Война – любовь – война

Шекспир – величайший драматург всех времен. Это неоспоримая истина. Времена меняются. Это тоже истина. На театральных подмостках две истины, кажется, противоречат друг другу. Поэтому почти каждая новая постановка любой пьесы классика из классиков вызывает новый виток уже привычной дискуссии. Допустимо ли переделывать классическую пьесу, приближая ее к реалиям нынешнего дня?

Новаторы апеллируют к духу современности и проповедуют полную свободу творчества, приберегая напоследок убойный аргумент «а иначе зритель в театр не пойдет». Консерваторы готовы грудью встать на защиту драгоценного культурного наследия от покушений новых варваров. Здравомыслящие напоминают, что проблемы, волнующие героев Шекспира, — вечны, а потому надо не текст корежить и персонажей в джинсы одевать, а играть так, будто пьеса написана сейчас и самым что ни на есть современным языком.

Впрочем, по поводу спектакля Константина Богомолова «Много шума из ничего» в театре на Малой Бронной о допустимости адаптации классики к современности не спорили. Возможно потому, что ренессансная Италия первоисточника тоже более чем условна. Да и перепады чувств – как будто не всерьез.

Но оно же так и должно быть, комедия все-таки?

Комедия, да. Но тут-то и выявляется, высвечивается пропасть между театром шекспировским и современным. Мы перестали воспринимать сценическое действо как игру по правилам, которые всем известны, и актерам, и зрителям. Публика старинного «Глобуса» охотно принимала все условности – все, происходящее в театре, было неким ритуалом, не требующим логического объяснения. Задавать вопросы «а почему? разве такое возможно?» никому и в голову бы ни пришло.

Это был театр, и все тут.

Современного зрителя на такой мякине не проведешь. И, несмотря на все бури сексуальной революции, он требует объяснения, как это так можно: стремительно влюбиться, не задумываясь, поверить клевете, также молниеносно раскаяться – и, с другой стороны, мгновенно простить кавалеру эту доверчивость к наветам.

Режиссер вытянул из недр пьесы замечательное объяснение, не противоречащее ни психологии, не шекспировскому повествованию.

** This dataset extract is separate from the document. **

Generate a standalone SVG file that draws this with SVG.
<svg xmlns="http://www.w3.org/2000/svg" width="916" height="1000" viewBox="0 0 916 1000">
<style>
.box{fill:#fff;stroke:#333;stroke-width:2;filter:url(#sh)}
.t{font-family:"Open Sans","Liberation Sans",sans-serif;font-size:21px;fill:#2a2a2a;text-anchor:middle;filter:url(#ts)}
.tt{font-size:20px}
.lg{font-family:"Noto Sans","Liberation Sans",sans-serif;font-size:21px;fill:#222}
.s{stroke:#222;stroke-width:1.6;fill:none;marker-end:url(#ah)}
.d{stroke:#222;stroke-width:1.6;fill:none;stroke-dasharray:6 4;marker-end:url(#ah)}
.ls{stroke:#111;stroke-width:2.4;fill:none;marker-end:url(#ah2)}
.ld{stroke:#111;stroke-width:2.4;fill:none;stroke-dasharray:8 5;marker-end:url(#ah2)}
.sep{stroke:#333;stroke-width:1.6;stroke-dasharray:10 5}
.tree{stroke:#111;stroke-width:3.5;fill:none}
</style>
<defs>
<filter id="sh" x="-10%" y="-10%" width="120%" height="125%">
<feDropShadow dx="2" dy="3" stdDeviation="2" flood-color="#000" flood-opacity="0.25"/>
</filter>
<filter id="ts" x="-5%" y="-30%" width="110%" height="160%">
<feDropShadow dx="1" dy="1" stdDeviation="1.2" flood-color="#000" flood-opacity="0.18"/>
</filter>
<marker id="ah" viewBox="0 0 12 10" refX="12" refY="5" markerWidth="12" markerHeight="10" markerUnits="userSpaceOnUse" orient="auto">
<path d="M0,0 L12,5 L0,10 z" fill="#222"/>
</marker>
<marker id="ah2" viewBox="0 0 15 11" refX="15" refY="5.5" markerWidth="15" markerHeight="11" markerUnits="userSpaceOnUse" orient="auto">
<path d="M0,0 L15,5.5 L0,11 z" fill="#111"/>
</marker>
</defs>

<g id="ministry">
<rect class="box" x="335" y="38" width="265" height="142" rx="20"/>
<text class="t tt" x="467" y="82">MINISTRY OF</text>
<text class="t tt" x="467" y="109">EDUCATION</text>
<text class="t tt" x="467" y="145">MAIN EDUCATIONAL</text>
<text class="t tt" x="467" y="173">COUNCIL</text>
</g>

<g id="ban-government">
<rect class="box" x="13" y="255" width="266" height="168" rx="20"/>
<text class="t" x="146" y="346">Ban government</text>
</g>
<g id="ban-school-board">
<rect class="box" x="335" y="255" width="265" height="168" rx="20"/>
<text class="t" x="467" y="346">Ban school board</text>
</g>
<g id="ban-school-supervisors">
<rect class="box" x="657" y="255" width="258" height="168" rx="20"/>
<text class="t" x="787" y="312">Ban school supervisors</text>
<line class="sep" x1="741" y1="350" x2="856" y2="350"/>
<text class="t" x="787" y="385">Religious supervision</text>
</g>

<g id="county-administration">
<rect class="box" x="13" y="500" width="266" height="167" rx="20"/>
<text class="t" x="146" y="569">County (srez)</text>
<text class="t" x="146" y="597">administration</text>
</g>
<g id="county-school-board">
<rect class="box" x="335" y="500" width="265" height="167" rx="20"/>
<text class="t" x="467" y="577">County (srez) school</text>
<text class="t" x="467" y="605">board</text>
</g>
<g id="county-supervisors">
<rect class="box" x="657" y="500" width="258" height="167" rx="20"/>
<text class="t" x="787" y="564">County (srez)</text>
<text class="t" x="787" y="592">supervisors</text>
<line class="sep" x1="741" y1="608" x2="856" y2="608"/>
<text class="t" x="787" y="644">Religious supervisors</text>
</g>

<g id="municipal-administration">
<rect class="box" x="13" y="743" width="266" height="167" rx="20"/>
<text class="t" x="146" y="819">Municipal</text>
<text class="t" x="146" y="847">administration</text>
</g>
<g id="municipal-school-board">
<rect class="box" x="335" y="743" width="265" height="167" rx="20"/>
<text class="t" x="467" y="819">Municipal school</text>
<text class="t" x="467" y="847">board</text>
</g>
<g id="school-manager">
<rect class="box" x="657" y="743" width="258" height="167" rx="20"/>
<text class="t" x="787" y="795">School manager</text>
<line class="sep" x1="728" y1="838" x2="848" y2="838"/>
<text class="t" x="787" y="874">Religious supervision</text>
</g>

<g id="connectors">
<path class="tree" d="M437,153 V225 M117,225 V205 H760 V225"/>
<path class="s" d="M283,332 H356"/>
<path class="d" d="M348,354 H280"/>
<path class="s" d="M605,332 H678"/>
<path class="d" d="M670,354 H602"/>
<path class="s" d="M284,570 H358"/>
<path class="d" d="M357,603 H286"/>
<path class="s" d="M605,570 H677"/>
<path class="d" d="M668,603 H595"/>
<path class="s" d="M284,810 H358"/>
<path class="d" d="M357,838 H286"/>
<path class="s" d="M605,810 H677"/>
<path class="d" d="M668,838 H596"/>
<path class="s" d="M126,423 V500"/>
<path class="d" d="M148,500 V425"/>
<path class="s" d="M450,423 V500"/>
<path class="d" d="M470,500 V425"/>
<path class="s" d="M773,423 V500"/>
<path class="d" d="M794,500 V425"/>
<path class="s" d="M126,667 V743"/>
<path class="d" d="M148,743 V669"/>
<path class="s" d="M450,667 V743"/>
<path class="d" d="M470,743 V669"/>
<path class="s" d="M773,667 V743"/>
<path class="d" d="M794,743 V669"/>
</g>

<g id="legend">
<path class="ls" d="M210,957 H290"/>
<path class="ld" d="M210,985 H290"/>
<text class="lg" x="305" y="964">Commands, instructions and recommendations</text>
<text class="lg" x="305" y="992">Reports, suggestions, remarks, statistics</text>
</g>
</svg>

Объяснение емкое и страшноватое: война. Новая постановка так и анонсировалась: «В темном осеннем парке, в котором происходит все действие, любовь расцветает под дулом пистолета. Всем правят только две стихии — страсть и война».

И начинается красочное шоу в рамках хорошо знакомой пьесы. Мужчины в мундирах, женщины в ретро-платьицах с намеком на эпоху Второй мировой, Италия — подозрительно муссолиниевская…

Перепады чувств, продиктованные законами драматургии, обретают более чем правдоподобное объяснение. Между битвой и другой битвой – не до серьезных отношений. Расслабиться бы чуть-чуть, отвлечься, прежде чем придется снова вскакивать в пресловутое потертое седло.

Жестокость условной игры усиливается жестокостью нашего века, который без всяких натяжек можно назвать веком недоверия. И сквозь маску бессмертной комедии все сильнее проступает трагический лик.

У Шекспира не только любовь, но и война условна. Законы театра? Собственная отрешенность? Поди разберись, как там у него было с личной жизнью, историки до сих пор не договорились даже о том, кто же все-таки скрывался под маской Уильяма Потрясающего Копьем — чудак-аристократ слегка не от мира сего или великий самоучка из народа. Но кто бы он ни был, он явно не видел войн нашего времени и не знал современной жестокости. Не знал… Но даже комедия оказалась окрашена тенью предвидения. Нужен был только талант постановщика, чтобы этот намек уловить и воплотить.